LW - Not neccesarily, there can be multiple sires - so I will test both. It is 40.00 per animal to test.

Yes, Liz got the first pics and updates - and YES brandi needs my buckskins!!!! She REALLY needs my buck!!!!!!!!!!!


----------



## ProctorHillFarm (May 15, 2008)

*Re: Trinity kidded approx 10:45 pm 4/19 - fluff pics added*

Congrats- told you I thought she would go that night :wink:

I LOVE that doeling 

and yep definately could be different sires- being so close in breeding dates!

Hope their Joes :clap:


----------



## RowdyKidz (Apr 2, 2009)

*Re: Trinity kidded approx 10:45 pm 4/19 - fluff pics added*

ray: for Joe babies!!!
Beautiful!! Love the doe...


----------



## kelebek (Oct 5, 2007)

*Re: Trinity kidded approx 10:45 pm 4/19 - fluff pics added*

I can ship her Proctor :wink: IF she isn't Joe's!!!


----------



## BeeLady (Dec 12, 2008)

*Re: Trinity kidded approx 10:45 pm 4/19 - fluff pics added*

Beautiful babies! And Buckskin would be my top choice any day.


----------



## Jenna (Jan 7, 2009)

*Re: Trinity kidded approx 10:45 pm 4/19 - fluff pics added*

I love them, they are so so cute!!!  CONGRATS!!! :wahoo:


----------



## kelebek (Oct 5, 2007)

*Re: Trinity kidded approx 10:45 pm 4/19 - fluff pics added*

Here are some new pics that I took tonight when they were out in the grass. I didn't bother to weigh them - probobly should have, but I am guessing just under 2 pounds for the tiny girl and about 2.5 for the boy. Now that she is stretched out she is only a slight bit smaller then her brother - but a SPUNKY little thing this evening. She has found her legs and by 9:30 tonight he kind of had also.

Anyway - here are more pics!














































Dams udder 18 hours post delivery while nursing twins....... constantly.


----------



## empera (Mar 21, 2009)

What beautiful babies! I'm jealous.  Congrats!!


----------



## kelebek (Oct 5, 2007)

I do ship!!! :wink:


----------



## empera (Mar 21, 2009)

kelebek said:


> I do ship!!! :wink:


Ohhh, so tempting kelebek.  I'm unemployed and broke! (I'm 17) but I'm about to get a job. And I already have three bottle babies ( :hair: ) I may live close to you (western washington) but not close enough haha. Too bad my budget is under what it costs.

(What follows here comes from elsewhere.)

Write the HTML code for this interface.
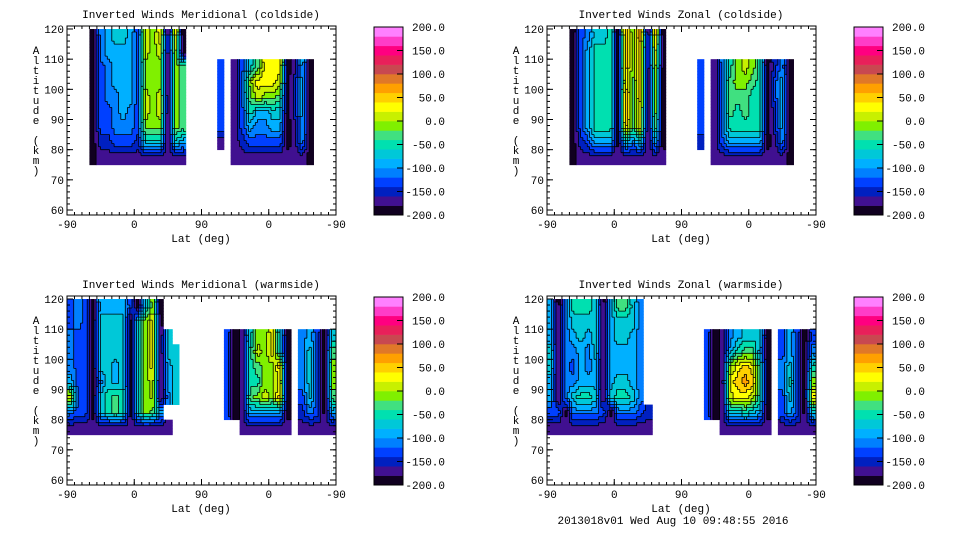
<!DOCTYPE html>
<html><head><meta charset="utf-8">
<style>
body{margin:0;background:#fff;}
svg text{font-family:"Liberation Mono",monospace;font-size:11px;fill:#000;}
</style></head>
<body>
<svg id="chart" width="960" height="540" xmlns="http://www.w3.org/2000/svg">
<rect width="960" height="540" fill="#fff"/>
<text x="673" y="524" text-anchor="middle">2013018v01 Wed Aug 10 09:48:55 2016</text>
</svg>
<script>
// Level colors, from -200 (index 0) upward in steps of 20
const levelColors = ["#100020","#401090","#0020c0","#0040ff","#0080ff","#00b0ff","#00c8d8","#00e0b0","#40e080","#80f000","#c8f000","#ffff00","#ffd000","#ffa000","#e07828","#c84850","#e8205a","#ff0080","#ff3cc8","#ff80ff"];
const colorbarTicks = ["200.0","150.0","100.0","50.0","0.0","-50.0","-100.0","-150.0","-200.0"];
const altitudeTicks = [120,110,100,90,80,70,60];
const latTickLabels = ["-90","0","90","0","-90"];
const rowTops = [120,115,110,105,100,95,90,85,80]; // altitude row bands (5 km)
const panelTitles = ["Inverted Winds Meridional (coldside)","Inverted Winds Zonal (coldside)","Inverted Winds Meridional (warmside)","Inverted Winds Zonal (warmside)"];
// level codes (0-9,a-j) per 10-unit lat column; '.' = no data
// west half: columns 0-19 ; east half: columns 20-35
const meridColdWest = ["...0456653a9b0b0","...0455553a9a0a0","...0345553999098","...0345553999098","...0344553a9a098","...0334543a9a098","...0334443999098","...0223332666065","...0111111111111"];
const meridColdEast = ["","","3.1368bbb0150","3.149bbba0250","3.148a9980250","3.13755660250","3.13544550150","1.12333330140","..11111111110"];
const zonalColdWest = ["...0346670c9d0c0","...0357770c9c0b0","...0357770c9c0a0","...0357770b8c090","...0357770d8c090","...0357770d8b090","...0357770c8b080","...0235550646050","...0111111111111"];
const zonalColdEast = ["","","3.1479a970240","3.14899870350","3.14888770350","3.14878770250","3.14777770250","2.13555550140","..11111111110"];
const meridWarmWest = ["3430555530690","34306666069b0","43306666069b06","43306666069b066","43306656069b056","53304656069a056","a3306787069a046","4330678706985","11111111111111"];
const meridWarmEast = ["","",".301699b60.45306",".3017a9b60.46308",".3017899c0.46309",".3017799b0.46309",".30189a9c0.36308",".301555550.24305","...1111111.11111"];
const zonalWarmWest = ["5047776058864","5046666056664","5045656056654","6044546055554","6043545055554","5044555056654","5046776067764","33044443044432","11111111111111"];
const zonalWarmEast = ["","",".301456660.35303",".301578850.35304",".3019bcb70.46307",".301bcdc70.47309",".301abba70.3630b",".301667650.35306","...1111111.11111"];
const panelWest = [meridColdWest,zonalColdWest,meridWarmWest,zonalWarmWest];
const panelEast = [meridColdEast,zonalColdEast,meridWarmEast,zonalWarmEast];

const NS="http://www.w3.org/2000/svg";
const svg=document.getElementById('chart');
function mk(tag,attrs,parent){const e=document.createElementNS(NS,tag);for(const k in attrs)e.setAttribute(k,attrs[k]);(parent||svg).appendChild(e);return e;}
const PX0=67,PX1=336,PY0=26,PY1=215;
function xScale(u){return PX0+u/360*(PX1-PX0);}
function yScale(a){return 29+(120-a)*181/60;}
function code(grid,r,c){if(r<0||r>=grid.length||c<0||c>=36)return null;const ch=grid[r][c];if(ch==='.'||ch===undefined)return null;return parseInt(ch,36);}

panelWest.forEach((west,p)=>{
  const grid=west.map((w,r)=>w.padEnd(20,'.').slice(0,20)+panelEast[p][r].padEnd(16,'.').slice(0,16));
  const ox=(p%2)*480, oy=Math.floor(p/2)*270;
  const g=mk('g',{transform:`translate(${ox},${oy})`});
  
  
  const t=mk('text',{x:201,y:18,'text-anchor':'middle'},g);t.textContent=panelTitles[p];
  
  
  const cells=mk('g',{},g);
  
  
  const du=3, da=1;
  const nU=360/du, nA=45/da;
  const lv=[];
  for(let j=0;j<nA;j++){
    lv.push([]);
    const a=120-(j+0.5)*da;
    const rf=(120-a)/5-0.5;
    for(let i=0;i<nU;i++){
      const u=(i+0.5)*du;
      const cf=u/10-0.5;
      const r0=Math.floor((120-a)/5), c0=Math.floor(u/10);
      const own=code(grid,r0,c0);
      if(own===null){lv[j].push(null);continue;}
      const ra=Math.floor(rf), ca=Math.floor(cf);
      const fr=rf-ra, fc=cf-ca;
      let s=0,w=0;
      [[ra,ca,(1-fr)*(1-fc)],[ra,ca+1,(1-fr)*fc],[ra+1,ca,fr*(1-fc)],[ra+1,ca+1,fr*fc]].forEach(([r,c,wt])=>{
        const v=code(grid,r,c); const vv=(v===null)?own:v; s+=vv*wt; w+=wt;});
      lv[j].push(Math.max(0,Math.min(19,Math.round(s/w))));
    }
  }
  let lines='';
  for(let j=0;j<nA;j++){
    const yT=yScale(120-j*da), yB=yScale(120-(j+1)*da);
    let i=0;
    while(i<nU){
      const v=lv[j][i]; if(v===null){i++;continue;}
      let k=i; while(k+1<nU&&lv[j][k+1]===v)k++;
      const x=xScale(i*du), x2=xScale((k+1)*du);
      const rc=mk('rect',{x:x.toFixed(2),y:yT.toFixed(2),width:(x2-x+0.4).toFixed(2),height:(yB-yT+0.4).toFixed(2),fill:levelColors[v]},cells);
      
      
      i=k+1;
    }
    for(let i2=0;i2<nU;i2++){
      const v=lv[j][i2]; if(v===null)continue;
      const x=xScale(i2*du), x2=xScale((i2+1)*du);
      if(i2+1<nU&&lv[j][i2+1]!==null&&lv[j][i2+1]!==v) lines+=`M${x2.toFixed(1)} ${yT.toFixed(1)}V${yB.toFixed(1)}`;
      if(j+1<nA&&lv[j+1][i2]!==null&&lv[j+1][i2]!==v) lines+=`M${x.toFixed(1)} ${yB.toFixed(1)}H${x2.toFixed(1)}`;
    }
  }
  const cl=mk('path',{d:lines,stroke:'#000','stroke-width':0.8,fill:'none'},cells);
  
  
  const fr=mk('rect',{x:PX0,y:PY0,width:PX1-PX0,height:PY1-PY0,fill:'none',stroke:'#000','stroke-width':1},g);
  
  
  altitudeTicks.forEach(a=>{
    const y=yScale(a);
    mk('line',{x1:PX0,y1:y,x2:PX0+6,y2:y,stroke:'#000'},g);
    mk('line',{x1:PX1,y1:y,x2:PX1-6,y2:y,stroke:'#000'},g);
    const tl=mk('text',{x:PX0-3,y:y+4,'text-anchor':'end'},g);tl.textContent=a;
    
    
  });
  for(let a=60;a<=120;a+=2){const y=yScale(a);mk('line',{x1:PX0,y1:y,x2:PX0+3,y2:y,stroke:'#000'},g);mk('line',{x1:PX1,y1:y,x2:PX1-3,y2:y,stroke:'#000'},g);}
  latTickLabels.forEach((lab,i)=>{
    const x=xScale(i*90);
    mk('line',{x1:x,y1:PY1,x2:x,y2:PY1-6,stroke:'#000'},g);
    mk('line',{x1:x,y1:PY0,x2:x,y2:PY0+6,stroke:'#000'},g);
    const tl=mk('text',{x:x,y:PY1+13,'text-anchor':'middle'},g);tl.textContent=lab;
    
    
  });
  for(let u=0;u<=360;u+=10){const x=xScale(u);mk('line',{x1:x,y1:PY1,x2:x,y2:PY1-3,stroke:'#000'},g);mk('line',{x1:x,y1:PY0,x2:x,y2:PY0+3,stroke:'#000'},g);}
  const xt=mk('text',{x:201,y:242,'text-anchor':'middle'},g);xt.textContent='Lat (deg)';
  
  
  const ylab='Altitude (km)';
  const yt=mk('g',{},g);
  
  
  for(let i=0;i<ylab.length;i++){const ch=mk('text',{x:36,y:54+i*10,'text-anchor':'middle'},yt);ch.textContent=ylab[i];}
  const cb=mk('g',{},g);
  
  
  const CX0=374,CX1=403,CY0=27,CY1=215,bh=(CY1-CY0)/levelColors.length;
  levelColors.forEach((col,i)=>{mk('rect',{x:CX0,y:CY1-(i+1)*bh,width:CX1-CX0,height:bh+0.3,fill:col},cb);});
  mk('rect',{x:CX0,y:CY0,width:CX1-CX0,height:CY1-CY0,fill:'none',stroke:'#000'},cb);
  colorbarTicks.forEach((lab,i)=>{
    const y=CY0+i*(CY1-CY0)/(colorbarTicks.length-1);
    mk('line',{x1:CX1-6,y1:y,x2:CX1,y2:y,stroke:'#000'},cb);
    const tl=mk('text',{x:445,y:y+4,'text-anchor':'end'},cb);tl.textContent=lab;
    
    
  });
});
</script>
</body></html>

They will find wonderful homes though!


----------



## kelebek (Oct 5, 2007)

Are you in 4H?? I am looking for a 4H kid to show a kid (sorry for the term) for me........


----------



## liz (Oct 5, 2007)

They are adorable! Amazing what a difference a few hours makes in a baby's appearance


----------



## kelebek (Oct 5, 2007)

Now they are running all over and hopping. The doeling is very independant and was trying to climb the "big kid" toys yesterday


----------



## kelebek (Oct 5, 2007)

Now they are running all over and hopping. The doeling is very independant and was trying to climb the "big kid" toys yesterday


----------



## empera (Mar 21, 2009)

I'm not in 4-H yet because I missed the deadline (darn!!) but I believe I will be next year, at least I hope to be. But then I'll be 18 and I'm not sure of restrictions of age, etc.

I'm somewhat embarrassed because I went to the meeting and got all this information for the only 4-H goat club in my county, and I missed the deadline. Next year it will be odd to be like, okay! sorry for missing the deadline before but I have a goat and I'm ready to join! 

I hope they would be accepting of that situation. :?


----------



## HollowbeadRanch (Oct 5, 2007)

YES!! I know I need them!!! :leap: I told Allison she needs to ship them BOTH to me! :wink: 

LIZ- Allison sent me a message that night and got me out of my nice warm bed to come in here to the computer and see them :ROFL: ............ BUT they were worth it! :wink:


----------